Task requirements.
Print, word for word, every line from the beginning of the listing up to and including the line with "plt.rcParams['axes.unicode_minus'] = False". Pictures are to be excluded.
---------- Listing
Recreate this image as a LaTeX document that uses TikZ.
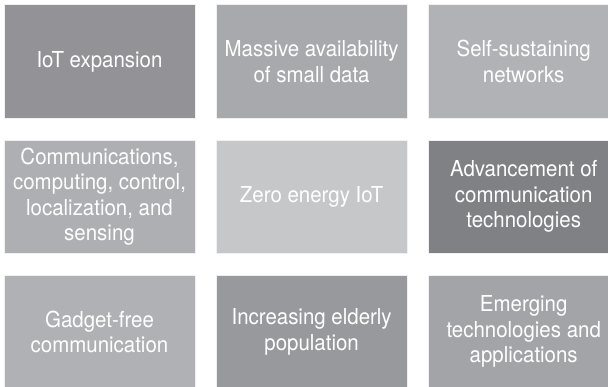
\documentclass[tikz,border=0pt]{standalone}
\usepackage{fontspec}
\setmainfont{TeX Gyre Heros}[FakeStretch=0.93]
\usetikzlibrary{positioning}
\definecolor{greyA}{HTML}{939397}
\definecolor{greyB}{HTML}{A8A9AC}
\definecolor{greyC}{HTML}{B1B2B5}
\definecolor{greyD}{HTML}{AEAFB2}
\definecolor{greyE}{HTML}{C6C7C9}
\definecolor{greyF}{HTML}{808184}
\definecolor{greyG}{HTML}{B0B1B4}
\definecolor{greyH}{HTML}{98999C}
\definecolor{greyI}{HTML}{A3A4A7}
\tikzstyle{tile} = [rectangle, minimum width = 191pt, minimum height = 113.5pt, inner sep = 0pt, align = center, text = white, draw = white!88!gray, line width = 0.6pt, font = \fontsize{22}{25.5}\selectfont]

\begin{document}
\begin{tikzpicture}[x = 1pt, y = -1pt, node distance = 21pt and 20.5pt]
        \useasboundingbox (0,0) rectangle (608,386);
        \node (iot)  [tile, fill = greyA] at (99.5,61.5) {IoT expansion};
        \node (mass) [tile, fill = greyB, right = of iot] {Massive availability\\of small data};
        \node (self) [tile, fill = greyC, right = of mass] {Self-sustaining\\networks};
        \node (comm) [tile, fill = greyD, below = of iot] {Communications,\\computing, control,\\localization, and\\sensing};
        \node (zero) [tile, fill = greyE, below = of mass] {Zero energy IoT};
        \node (adv)  [tile, fill = greyF, below = of self] {Advancement of\\communication\\technologies};
        \node (gad)  [tile, fill = greyG, below = of comm] {Gadget-free\\communication};
        \node (eld)  [tile, fill = greyH, below = of zero] {Increasing elderly\\population};
        \node (emg)  [tile, fill = greyI, below = of adv] {Emerging\\technologies and\\applications};
    \end{tikzpicture}
\end{document}
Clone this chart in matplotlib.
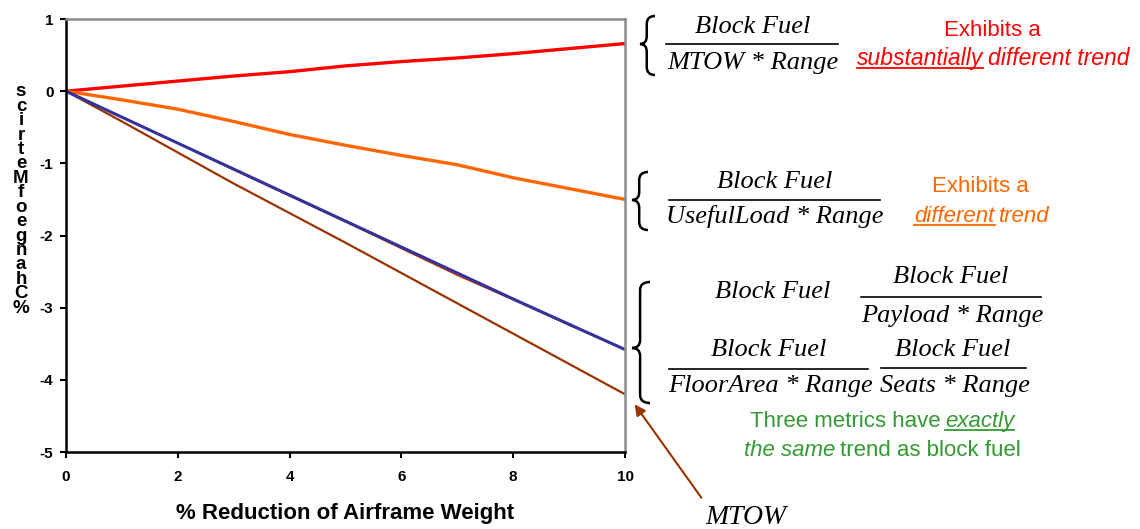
import numpy as np
import matplotlib.pyplot as plt
from matplotlib.path import Path
from matplotlib.patches import PathPatch, FancyArrowPatch
from matplotlib.lines import Line2D

plt.rcParams['axes.unicode_minus'] = False

# % reduction of airframe weight
x_reduction = [0, 1, 2, 3, 4, 5, 6, 7, 8, 9, 10]
# % change of each metric
fuel_per_mtow_range = [0, 0.07, 0.14, 0.21, 0.27, 0.35, 0.41, 0.46, 0.52, 0.59, 0.66]
fuel_per_useful_range = [0, -0.12, -0.25, -0.42, -0.60, -0.75, -0.89, -1.02, -1.20, -1.35, -1.50]
block_fuel = [0, -0.36, -0.72, -1.09, -1.45, -1.81, -2.18, -2.55, -2.89, -3.24, -3.58]
fuel_per_payload_range = [0, -0.36, -0.72, -1.08, -1.44, -1.80, -2.16, -2.52, -2.88, -3.23, -3.58]
mtow = [0, -0.42, -0.85, -1.28, -1.69, -2.10, -2.52, -2.94, -3.36, -3.78, -4.20]

x_ticks = [0, 2, 4, 6, 8, 10]
y_ticks = [-5, -4, -3, -2, -1, 0, 1]

W, H = 1140, 529
fig = plt.figure(figsize=(W / 100, H / 100), dpi=100)
ax = fig.add_axes([66 / W, 1 - 452 / H, (625 - 66) / W, (452 - 19) / H])

ax.plot(x_reduction, fuel_per_mtow_range, color='#ff0000', lw=2.4, solid_capstyle='butt')
ax.plot(x_reduction, fuel_per_useful_range, color='#ff6600', lw=2.4, solid_capstyle='butt')
ax.plot(x_reduction, mtow, color='#993300', lw=1.6, solid_capstyle='butt')
ax.plot(x_reduction, block_fuel, color='#cc3300', lw=1.2, solid_capstyle='butt')
ax.plot(x_reduction, fuel_per_payload_range, color='#333399', lw=2.2, solid_capstyle='butt')

ax.set_xlim(0, 10)
ax.set_ylim(-5, 1)
ax.set_xticks(x_ticks)
ax.set_yticks(y_ticks)
ax.tick_params(direction='out', length=4, width=1.5, labelsize=11, pad=5)
ax.tick_params(axis='x', pad=9)
for lab in ax.get_xticklabels() + ax.get_yticklabels():
    lab.set_fontweight('bold')
    lab.set_family('Liberation Sans')
for s in ['left', 'bottom']:
    ax.spines[s].set_color('black')
    ax.spines[s].set_linewidth(1.8)
for s in ['top', 'right']:
    ax.spines[s].set_color('#8c8c8c')
    ax.spines[s].set_linewidth(1.8)

ax.set_xlabel('% Reduction of Airframe Weight', fontsize=16, fontweight='bold',
              family='Liberation Sans', labelpad=14)

# garbled stacked y label
ylab = '\n'.join(reversed('%ChangeofMetrics'))
fig.text(21 / W, 1 - 200 / H, ylab, ha='center', va='center', fontsize=13.5,
         fontweight='bold', family='Liberation Sans', linespacing=0.8)


def fp(x, y):
    return (x / W, 1 - y / H)


def brace(x0, top, bot, w, tip):
    # left-pointing curly brace, pixel coords
    xm = x0 + w * 0.45
    r = 8
    verts = [fp(x0 + w, top), fp(xm, top), fp(xm, top + r),
             fp(xm, tip - r), fp(xm, tip), fp(x0, tip),
             fp(xm, tip), fp(xm, tip + r),
             fp(xm, bot - r), fp(xm, bot), fp(x0 + w, bot)]
    codes = [Path.MOVETO, Path.CURVE3, Path.CURVE3,
             Path.LINETO, Path.CURVE3, Path.CURVE3,
             Path.CURVE3, Path.CURVE3,
             Path.LINETO, Path.CURVE3, Path.CURVE3]
    fig.add_artist(PathPatch(Path(verts, codes), transform=fig.transFigure,
                             fill=False, lw=1.8, color='black'))


def bar(x1, x2, y):
    a, b = fp(x1, y), fp(x2, y)
    fig.add_artist(Line2D([a[0], b[0]], [a[1], b[1]], transform=fig.transFigure,
                          color='black', lw=1.2))


def eq(cx, y, s, size=19):
    fig.text(*fp(cx, y), s, ha='center', va='center', fontsize=size,
             family='Liberation Serif', style='italic')


renderer = fig.canvas.get_renderer()


def rich(cx, y, pieces, color, size=16):
    texts = []
    widths = []
    for s, it, ul in pieces:
        t = fig.text(0, 0, s, fontsize=size, family='Liberation Sans', color=color,
                     style='italic' if it else 'normal', ha='left', va='baseline')
        bb = t.get_window_extent(renderer)
        texts.append((t, ul))
        widths.append(bb.width)
    gap = size * 0.2 * 100 / 72
    total = sum(widths) + gap * (len(pieces) - 1)
    x = cx - total / 2
    for (t, ul), wdt in zip(texts, widths):
        t.set_position(fp(x, y))
        if ul:
            a, b = fp(x, y + 3), fp(x + wdt, y + 3)
            fig.add_artist(Line2D([a[0], b[0]], [a[1], b[1]], transform=fig.transFigure,
                                  color=color, lw=1.3))
        x += wdt + gap


# MTOW*Range
brace(640, 16, 75, 15, 44)
eq(753, 27, 'Block Fuel')
bar(666, 838, 44)
eq(753, 63, 'MTOW * Range')
fig.text(*fp(992, 30), 'Exhibits a', ha='center', va='center', fontsize=16,
         family='Liberation Sans', color='#ff0000')
rich(993, 65, [('substantially', True, True), ('different trend', True, False)], '#ff0000', 16.5)

# UsefulLoad*Range
brace(632, 172, 230, 16, 200)
eq(775, 182, 'Block Fuel')
bar(669, 880, 200)
eq(775, 217, 'UsefulLoad * Range')
fig.text(*fp(980, 187), 'Exhibits a', ha='center', va='center', fontsize=16,
         family='Liberation Sans', color='#ff6600')
rich(982, 222, [('different', True, True), ('trend', True, False)], '#ff6600')

# identical metrics
brace(632, 282, 403, 18, 348)
eq(773, 292, 'Block Fuel')
eq(951, 277, 'Block Fuel')
bar(861, 1041, 297)
eq(952, 316, 'Payload * Range')
eq(769, 350, 'Block Fuel')
bar(669, 868, 369)
eq(771, 386, 'FloorArea * Range')
eq(953, 350, 'Block Fuel')
bar(881, 1026, 368)
eq(955, 386, 'Seats * Range')
rich(882, 427, [('Three metrics have', False, False), ('exactly', True, True)], '#339933')
rich(882, 456, [('the same', True, False), ('trend as block fuel', False, False)], '#339933')

# MTOW arrow
fig.add_artist(FancyArrowPatch(fp(703, 500), fp(633, 402), transform=fig.transFigure,
                               arrowstyle='-|>', mutation_scale=16, color='#993300', lw=1.5))
fig.text(*fp(746, 517), 'MTOW', ha='center', va='center', fontsize=20,
         family='Liberation Serif', style='italic')

fig.savefig('out.png', dpi=100)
--------------------
Exercise response.
Recreate this image as a LaTeX document that uses TikZ.
\documentclass[tikz,border=0pt]{standalone}
\usepackage{fontspec}
\setmainfont{TeX Gyre Heros}[FakeStretch=0.93]
\usetikzlibrary{positioning}
\definecolor{greyA}{HTML}{939397}
\definecolor{greyB}{HTML}{A8A9AC}
\definecolor{greyC}{HTML}{B1B2B5}
\definecolor{greyD}{HTML}{AEAFB2}
\definecolor{greyE}{HTML}{C6C7C9}
\definecolor{greyF}{HTML}{808184}
\definecolor{greyG}{HTML}{B0B1B4}
\definecolor{greyH}{HTML}{98999C}
\definecolor{greyI}{HTML}{A3A4A7}
\tikzstyle{tile} = [rectangle, minimum width = 191pt, minimum height = 113.5pt, inner sep = 0pt, align = center, text = white, draw = white!88!gray, line width = 0.6pt, font = \fontsize{22}{25.5}\selectfont]

\begin{document}
\begin{tikzpicture}[x = 1pt, y = -1pt, node distance = 21pt and 20.5pt]
        \useasboundingbox (0,0) rectangle (608,386);
        \node (iot)  [tile, fill = greyA] at (99.5,61.5) {IoT expansion};
        \node (mass) [tile, fill = greyB, right = of iot] {Massive availability\\of small data};
        \node (self) [tile, fill = greyC, right = of mass] {Self-sustaining\\networks};
        \node (comm) [tile, fill = greyD, below = of iot] {Communications,\\computing, control,\\localization, and\\sensing};
        \node (zero) [tile, fill = greyE, below = of mass] {Zero energy IoT};
        \node (adv)  [tile, fill = greyF, below = of self] {Advancement of\\communication\\technologies};
        \node (gad)  [tile, fill = greyG, below = of comm] {Gadget-free\\communication};
        \node (eld)  [tile, fill = greyH, below = of zero] {Increasing elderly\\population};
        \node (emg)  [tile, fill = greyI, below = of adv] {Emerging\\technologies and\\applications};
    \end{tikzpicture}
\end{document}
Clone this chart in matplotlib.
import numpy as np
import matplotlib.pyplot as plt
from matplotlib.path import Path
from matplotlib.patches import PathPatch, FancyArrowPatch
from matplotlib.lines import Line2D

plt.rcParams['axes.unicode_minus'] = False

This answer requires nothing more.